Stated exercise:
Omit every picture while repeating the entries exactly.

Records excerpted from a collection
# # # # # # #

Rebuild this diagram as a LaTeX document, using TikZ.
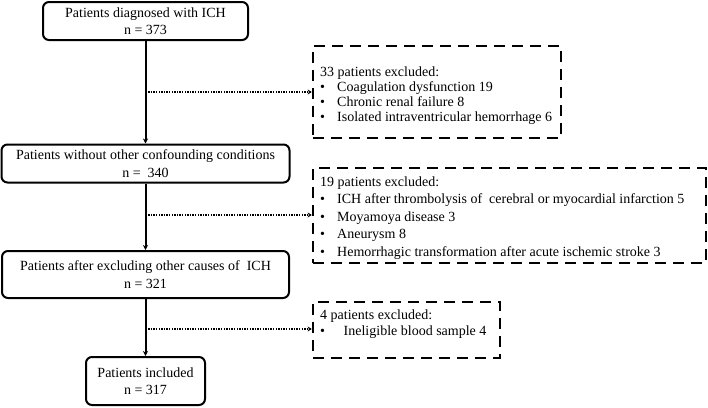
\documentclass[tikz,border=0pt]{standalone}
\usepackage{fontspec}
\setmainfont{Liberation Serif}
\usetikzlibrary{arrows.meta}

\newcommand\exitem[1][17pt]{\makebox[#1][l]{\textbullet}}

\begin{document}
\begin{tikzpicture}[x=1pt,y=-1pt,
    box/.style={draw=black,line width=2pt,rounded corners=6pt,align=center,inner sep=0pt,font=\fontsize{14}{17.5}\selectfont},
    exbox/.style={draw=black,line width=2.6pt,dash pattern=on 11pt off 7pt,inner sep=0pt},
    extext/.style={anchor=west,align=left,inner sep=0pt},
    flow/.style={line width=2pt,-{Stealth[length=5pt,width=5pt]}},
    skip/.style={line width=2pt,dash pattern=on 1.4pt off 1.2pt,-{Stealth[length=4pt,width=5pt]}}]

    \useasboundingbox (0,0) rectangle (708,407);

    % main flow
    \node[box,minimum width=205,minimum height=38] (diag) at (145.5,21) {Patients diagnosed with ICH\\n = 373};
    \node[box,minimum width=288,minimum height=38] (nocond) at (145.5,163.5) {Patients without other confounding conditions\\n = \ 340};
    \node[box,minimum width=287,minimum height=47] (nocause) at (145.5,274.5) {Patients after excluding other causes of\ \ ICH\\n = 321};
    \node[box,minimum width=119,minimum height=48] (incl) at (145.5,381) {Patients included\\n = 317};

    \draw[flow] (diag) -- (nocond);
    \draw[flow] (nocond) -- (nocause);
    \draw[flow] (nocause) -- (incl);

    % exclusions
    \node[exbox,minimum width=248,minimum height=92] (ex1) at (437,92) {};
    \node[extext,font=\fontsize{14}{15}\selectfont] (ex1txt) at (320,96) {33 patients excluded:\\
        \exitem Coagulation dysfunction 19\\
        \exitem Chronic renal failure 8\\
        \exitem Isolated intraventricular hemorrhage 6};

    \node[exbox,minimum width=393,minimum height=95] (ex2) at (509.5,215.5) {};
    \node[extext,font=\fontsize{14}{17.5}\selectfont] (ex2txt) at (320,218) {19 patients excluded:\\
        \exitem ICH after thrombolysis of\ \ cerebral or myocardial infarction 5\\
        \exitem Moyamoya disease 3\\
        \exitem Aneurysm 8\\
        \exitem Hemorrhagic transformation after acute ischemic stroke 3};

    \node[exbox,minimum width=187,minimum height=56] (ex3) at (406.5,330) {};
    \node[extext,font=\fontsize{14}{16}\selectfont] (ex3txt) at (320,324) {4 patients excluded:\\
        \exitem[20pt] Ineligible blood sample 4};

    \coordinate (j1) at (145.5,92);
    \coordinate (j2) at (145.5,215);
    \coordinate (j3) at (145.5,329);

    \draw[skip] (j1) -- (ex1.west |- j1);
    \draw[skip] (j2) -- (ex2.west |- j2);
    \draw[skip] (j3) -- (ex3.west |- j3);
\end{tikzpicture}
\end{document}
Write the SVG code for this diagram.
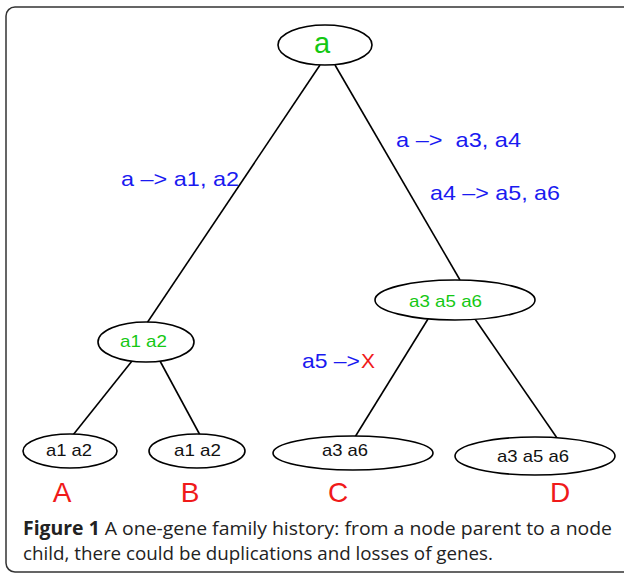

# # # # # # #

Final result:
Rebuild this diagram as a LaTeX document, using TikZ.
\documentclass[tikz,border=0pt]{standalone}
\usepackage{fontspec}
\setmainfont{Liberation Serif}
\usetikzlibrary{arrows.meta}

\newcommand\exitem[1][17pt]{\makebox[#1][l]{\textbullet}}

\begin{document}
\begin{tikzpicture}[x=1pt,y=-1pt,
    box/.style={draw=black,line width=2pt,rounded corners=6pt,align=center,inner sep=0pt,font=\fontsize{14}{17.5}\selectfont},
    exbox/.style={draw=black,line width=2.6pt,dash pattern=on 11pt off 7pt,inner sep=0pt},
    extext/.style={anchor=west,align=left,inner sep=0pt},
    flow/.style={line width=2pt,-{Stealth[length=5pt,width=5pt]}},
    skip/.style={line width=2pt,dash pattern=on 1.4pt off 1.2pt,-{Stealth[length=4pt,width=5pt]}}]

    \useasboundingbox (0,0) rectangle (708,407);

    % main flow
    \node[box,minimum width=205,minimum height=38] (diag) at (145.5,21) {Patients diagnosed with ICH\\n = 373};
    \node[box,minimum width=288,minimum height=38] (nocond) at (145.5,163.5) {Patients without other confounding conditions\\n = \ 340};
    \node[box,minimum width=287,minimum height=47] (nocause) at (145.5,274.5) {Patients after excluding other causes of\ \ ICH\\n = 321};
    \node[box,minimum width=119,minimum height=48] (incl) at (145.5,381) {Patients included\\n = 317};

    \draw[flow] (diag) -- (nocond);
    \draw[flow] (nocond) -- (nocause);
    \draw[flow] (nocause) -- (incl);

    % exclusions
    \node[exbox,minimum width=248,minimum height=92] (ex1) at (437,92) {};
    \node[extext,font=\fontsize{14}{15}\selectfont] (ex1txt) at (320,96) {33 patients excluded:\\
        \exitem Coagulation dysfunction 19\\
        \exitem Chronic renal failure 8\\
        \exitem Isolated intraventricular hemorrhage 6};

    \node[exbox,minimum width=393,minimum height=95] (ex2) at (509.5,215.5) {};
    \node[extext,font=\fontsize{14}{17.5}\selectfont] (ex2txt) at (320,218) {19 patients excluded:\\
        \exitem ICH after thrombolysis of\ \ cerebral or myocardial infarction 5\\
        \exitem Moyamoya disease 3\\
        \exitem Aneurysm 8\\
        \exitem Hemorrhagic transformation after acute ischemic stroke 3};

    \node[exbox,minimum width=187,minimum height=56] (ex3) at (406.5,330) {};
    \node[extext,font=\fontsize{14}{16}\selectfont] (ex3txt) at (320,324) {4 patients excluded:\\
        \exitem[20pt] Ineligible blood sample 4};

    \coordinate (j1) at (145.5,92);
    \coordinate (j2) at (145.5,215);
    \coordinate (j3) at (145.5,329);

    \draw[skip] (j1) -- (ex1.west |- j1);
    \draw[skip] (j2) -- (ex2.west |- j2);
    \draw[skip] (j3) -- (ex3.west |- j3);
\end{tikzpicture}
\end{document}
Write the SVG code for this diagram.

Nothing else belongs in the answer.